## PROVIDED DATA
## START
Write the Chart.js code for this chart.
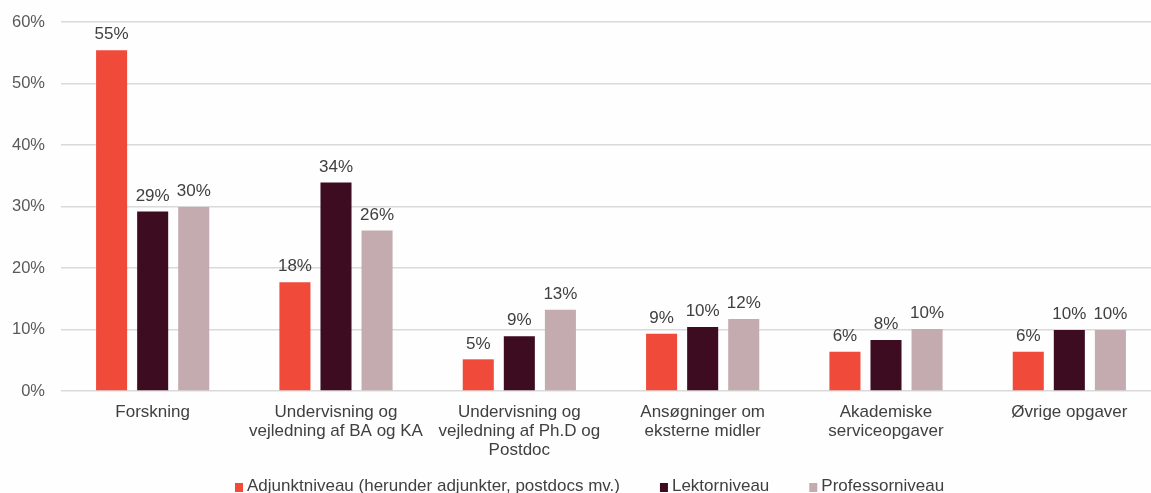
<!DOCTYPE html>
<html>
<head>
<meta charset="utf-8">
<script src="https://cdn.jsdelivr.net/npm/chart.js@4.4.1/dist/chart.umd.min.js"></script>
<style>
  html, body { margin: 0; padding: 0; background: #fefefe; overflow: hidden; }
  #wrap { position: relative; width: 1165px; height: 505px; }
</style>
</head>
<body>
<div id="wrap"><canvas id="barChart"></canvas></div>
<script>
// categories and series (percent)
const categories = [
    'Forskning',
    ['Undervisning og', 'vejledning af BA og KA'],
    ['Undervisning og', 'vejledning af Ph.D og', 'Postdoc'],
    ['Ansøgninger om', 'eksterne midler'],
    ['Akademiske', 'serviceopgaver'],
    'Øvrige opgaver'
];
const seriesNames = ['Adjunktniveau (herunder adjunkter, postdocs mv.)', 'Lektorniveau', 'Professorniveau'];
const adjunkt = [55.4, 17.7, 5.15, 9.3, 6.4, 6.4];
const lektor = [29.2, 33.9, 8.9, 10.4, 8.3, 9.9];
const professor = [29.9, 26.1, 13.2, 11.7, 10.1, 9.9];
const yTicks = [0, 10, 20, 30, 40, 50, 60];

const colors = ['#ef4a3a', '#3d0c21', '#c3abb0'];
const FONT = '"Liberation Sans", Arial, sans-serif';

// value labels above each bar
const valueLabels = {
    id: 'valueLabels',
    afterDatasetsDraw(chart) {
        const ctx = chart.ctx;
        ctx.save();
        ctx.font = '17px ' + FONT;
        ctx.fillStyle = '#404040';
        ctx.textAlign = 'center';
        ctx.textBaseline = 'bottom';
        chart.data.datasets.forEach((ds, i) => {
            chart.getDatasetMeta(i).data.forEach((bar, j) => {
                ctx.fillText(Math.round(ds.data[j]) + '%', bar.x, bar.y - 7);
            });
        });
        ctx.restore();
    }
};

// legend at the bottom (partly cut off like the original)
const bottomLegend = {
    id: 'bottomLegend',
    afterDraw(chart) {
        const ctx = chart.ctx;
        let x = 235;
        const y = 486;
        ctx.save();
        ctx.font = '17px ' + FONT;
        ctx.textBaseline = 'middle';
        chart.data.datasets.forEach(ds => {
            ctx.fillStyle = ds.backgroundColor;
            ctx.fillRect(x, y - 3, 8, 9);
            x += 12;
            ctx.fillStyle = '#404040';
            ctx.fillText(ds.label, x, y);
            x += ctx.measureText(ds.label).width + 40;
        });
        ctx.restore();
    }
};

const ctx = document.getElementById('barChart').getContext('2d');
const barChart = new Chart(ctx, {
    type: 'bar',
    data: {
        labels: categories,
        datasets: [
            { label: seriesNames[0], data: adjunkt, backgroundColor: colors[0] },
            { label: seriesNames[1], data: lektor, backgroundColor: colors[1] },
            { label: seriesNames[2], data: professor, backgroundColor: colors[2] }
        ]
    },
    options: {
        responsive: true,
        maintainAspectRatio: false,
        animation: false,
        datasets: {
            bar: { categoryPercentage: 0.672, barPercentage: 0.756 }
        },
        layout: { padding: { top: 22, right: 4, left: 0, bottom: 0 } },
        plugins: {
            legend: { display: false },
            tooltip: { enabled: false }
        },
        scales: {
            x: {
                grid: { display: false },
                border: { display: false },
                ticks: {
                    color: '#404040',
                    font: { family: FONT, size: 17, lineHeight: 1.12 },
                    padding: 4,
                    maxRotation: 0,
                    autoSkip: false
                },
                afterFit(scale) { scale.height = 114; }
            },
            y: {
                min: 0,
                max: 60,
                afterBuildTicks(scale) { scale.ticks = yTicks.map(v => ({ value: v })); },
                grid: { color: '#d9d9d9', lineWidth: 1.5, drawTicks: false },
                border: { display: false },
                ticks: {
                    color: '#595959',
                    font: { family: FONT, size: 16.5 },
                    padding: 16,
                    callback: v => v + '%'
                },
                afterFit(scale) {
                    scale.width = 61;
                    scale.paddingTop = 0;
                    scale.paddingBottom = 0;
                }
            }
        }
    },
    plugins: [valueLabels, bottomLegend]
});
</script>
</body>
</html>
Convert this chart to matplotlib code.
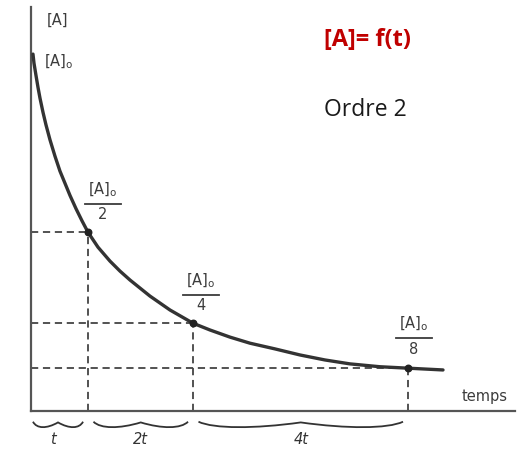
## END
Find every line in the records above that contains the word "code", and copy each one.

Write the Chart.js code for this chart.
Convert this chart to matplotlib code.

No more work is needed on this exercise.